Let’s take the same illustration we used previously. Pretend the sky was a rather dark and moody reddish orange color and really captured your imagination. Just looking at the sky, you realize that its color value on the scale falls below the neutral middle value. If you allow the camera to do what it wants to do…what will happen?
Remember…it wants to move the exposure toward the middle…so that dark and moody sky will more than likely become a lighter shade than what you want it to be…often effectively changing the dynamics of the visual impression. To get around that, you can tell the camera via the +/- compensation to keep the sky darker by dialing in a minus value…how much depends on just how far you want it to go…something between a -1/3 of a stop to a full -1 stop…by shooting a series of shots using different values you can bracket the images and then chose the best one later.

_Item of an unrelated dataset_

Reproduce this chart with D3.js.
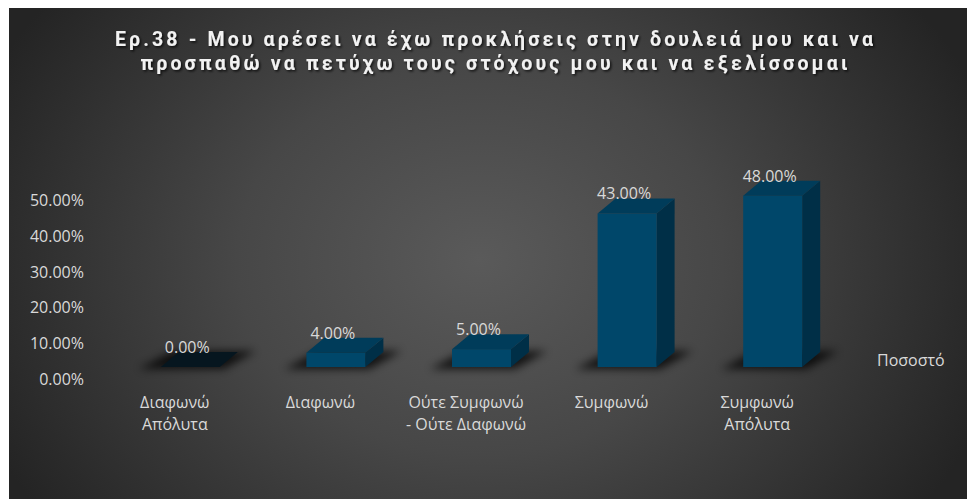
<!DOCTYPE html>
<html>
<head>
<meta charset="utf-8">
<script src="https://cdn.jsdelivr.net/npm/d3@7"></script>
<style>
  html, body { margin: 0; padding: 0; background: #ffffff; }
  svg { display: block; }
  text { font-family: "Open Sans", "Noto Sans", sans-serif; }
</style>
</head>
<body>
<svg id="chart" width="967" height="499"></svg>
<script>
// Survey answers and their share of respondents
const categories = ["Διαφωνώ Απόλυτα", "Διαφωνώ", "Ούτε Συμφωνώ - Ούτε Διαφωνώ", "Συμφωνώ", "Συμφωνώ Απόλυτα"];
const values = [0.00, 0.04, 0.05, 0.43, 0.48];
const seriesName = "Ποσοστό";
const yTicks = [0, 0.1, 0.2, 0.3, 0.4, 0.5];
const titleLines = [
  "Ερ.38 - Μου αρέσει να έχω προκλήσεις στην δουλειά μου και να",
  "προσπαθώ να πετύχω τους στόχους μου και να εξελίσσομαι"
];

const svg = d3.select("#chart");
const W = 967, H = 499;
const area = { x: 9, y: 8, w: W - 9, h: H - 8 };
const labelSize = 16;
const labelColor = "#d9d9d9";

const defs = svg.append("defs");
const bg = defs.append("radialGradient").attr("id", "bgGrad")
  .attr("gradientUnits", "userSpaceOnUse")
  .attr("cx", 480).attr("cy", 260).attr("r", 540)
  .attr("gradientTransform", "translate(480,260) scale(1,0.8) translate(-480,-260)");
bg.append("stop").attr("offset", "0%").attr("stop-color", "#5a5a5a");
bg.append("stop").attr("offset", "45%").attr("stop-color", "#474747");
bg.append("stop").attr("offset", "100%").attr("stop-color", "#242424");

const blur = defs.append("filter").attr("id", "shadowBlur")
  .attr("x", "-50%").attr("y", "-100%").attr("width", "200%").attr("height", "300%");
blur.append("feGaussianBlur").attr("stdDeviation", 4);

const tshadow = defs.append("filter").attr("id", "textShadow")
  .attr("x", "-10%").attr("y", "-50%").attr("width", "120%").attr("height", "200%");
tshadow.append("feDropShadow").attr("dx", 1.5).attr("dy", 1.5)
  .attr("stdDeviation", 1.2).attr("flood-color", "#000").attr("flood-opacity", 0.75);

svg.append("rect")
  .attr("x", area.x).attr("y", area.y).attr("width", area.w).attr("height", area.h)
  .attr("fill", "url(#bgGrad)");

// Title
svg.append("g").attr("filter", "url(#textShadow)")
  .selectAll("text").data(titleLines).join("text")
  .attr("x", 494)
  .attr("y", (d, i) => 46 + i * 24)
  .attr("text-anchor", "middle")
  .attr("fill", "#f2f2f2")
  .attr("font-size", 19.5)
  .attr("font-weight", "bold")
  .style("font-family", "Roboto, 'Open Sans', sans-serif")
  .attr("textLength", (d, i) => i === 0 ? 758 : 707)
  .attr("lengthAdjust", "spacing")
  .text(d => d);

// Scales
const x = d3.scaleBand().domain(categories).range([102, 830]);
const y = d3.scaleLinear().domain([0, 0.5]).range([367, 367 - 178.5]);
const depth = { dx: 18, dy: -15 };
const barW = 59;
const perspShift = 15.5;
const labelX = c => x(c) + x.bandwidth() / 2;
const frontCx = c => labelX(c) + perspShift;

// Value axis
const yAxis = d3.axisLeft(y).tickValues(yTicks).tickFormat(d3.format(".2%")).tickSize(0).tickPadding(0);
const gy = svg.append("g").attr("transform", "translate(84,12)").call(yAxis);
gy.select(".domain").remove();
gy.selectAll("text")
  .attr("fill", labelColor)
  .attr("font-size", labelSize)
  .style("font-family", "'Open Sans', 'Noto Sans', sans-serif");

// Bars as 3D prisms
const data = categories.map((c, i) => ({ c, v: values[i] }));
const bars = svg.append("g").selectAll("g").data(data).join("g");

bars.append("path")
  .attr("filter", "url(#shadowBlur)")
  .attr("fill", "#000")
  .attr("opacity", 0.75)
  .attr("d", d => {
    const l = frontCx(d.c) - barW / 2, r = l + barW, b = y(0);
    return `M${l - 22},${b + 2} L${r + 4},${b + 2} L${r + depth.dx + 18},${b + depth.dy - 1} L${l + depth.dx - 6},${b + depth.dy - 1} Z`;
  });

bars.each(function(d) {
  const g = d3.select(this);
  const l = frontCx(d.c) - barW / 2, r = l + barW;
  const b = y(0), t = y(d.v);
  const { dx, dy } = depth;
  if (d.v > 0) {
    g.append("path").attr("fill", "#002f47")
      .attr("d", `M${r},${b} L${r + dx},${b + dy} L${r + dx},${t + dy} L${r},${t} Z`);
    g.append("rect").attr("fill", "#00476a")
      .attr("x", l).attr("y", t).attr("width", barW).attr("height", b - t);
  }
  g.append("path").attr("fill", d.v > 0 ? "#003c5a" : "#06161f")
    .attr("d", `M${l},${t} L${r},${t} L${r + dx},${t + dy} L${l + dx},${t + dy} Z`);
});

// Data labels
bars.append("text")
  .attr("x", d => frontCx(d.c) - 3)
  .attr("y", d => y(d.v) + depth.dy + 1)
  .attr("text-anchor", "middle")
  .attr("fill", labelColor)
  .attr("font-size", labelSize)
  .text(d => d3.format(".2%")(d.v));

// Category labels: break before a dash, otherwise between words
const splitLabel = d => {
  const k = d.indexOf(" - ");
  if (k >= 0) return [d.slice(0, k), d.slice(k + 1)];
  return d.split(" ");
};

svg.append("g").selectAll("text").data(categories).join("text")
  .attr("x", d => labelX(d))
  .attr("y", 408)
  .attr("text-anchor", "middle")
  .attr("fill", labelColor)
  .attr("font-size", labelSize)
  .selectAll("tspan").data(d => splitLabel(d).map(t => ({ t, c: d }))).join("tspan")
  .attr("x", d => labelX(d.c))
  .attr("dy", (d, i) => i === 0 ? 0 : 22)
  .text(d => d.t);

// Legend
svg.append("text")
  .attr("x", 877).attr("y", 366)
  .attr("fill", labelColor)
  .attr("font-size", labelSize)
  .text(seriesName);
</script>
</body>
</html>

This is a very powerful function…and can be used to assign a color value to a particular portion of a scene by creatively using the various metering methods and experimenting. After a while, it will become second nature to you and you will find yourself compensating before you fire the first shot…because now, you are beginning to visualize how the camera sees light…and using its capabilities to capture the scene, the way you want it to appear…not what the camera gives you…nor necessarily how it appears visually.
Okay...the point is to get you to thinking in terms of visualizing your image before you take it by understanding how the camera is going to react to the light and using that reaction to your advantage.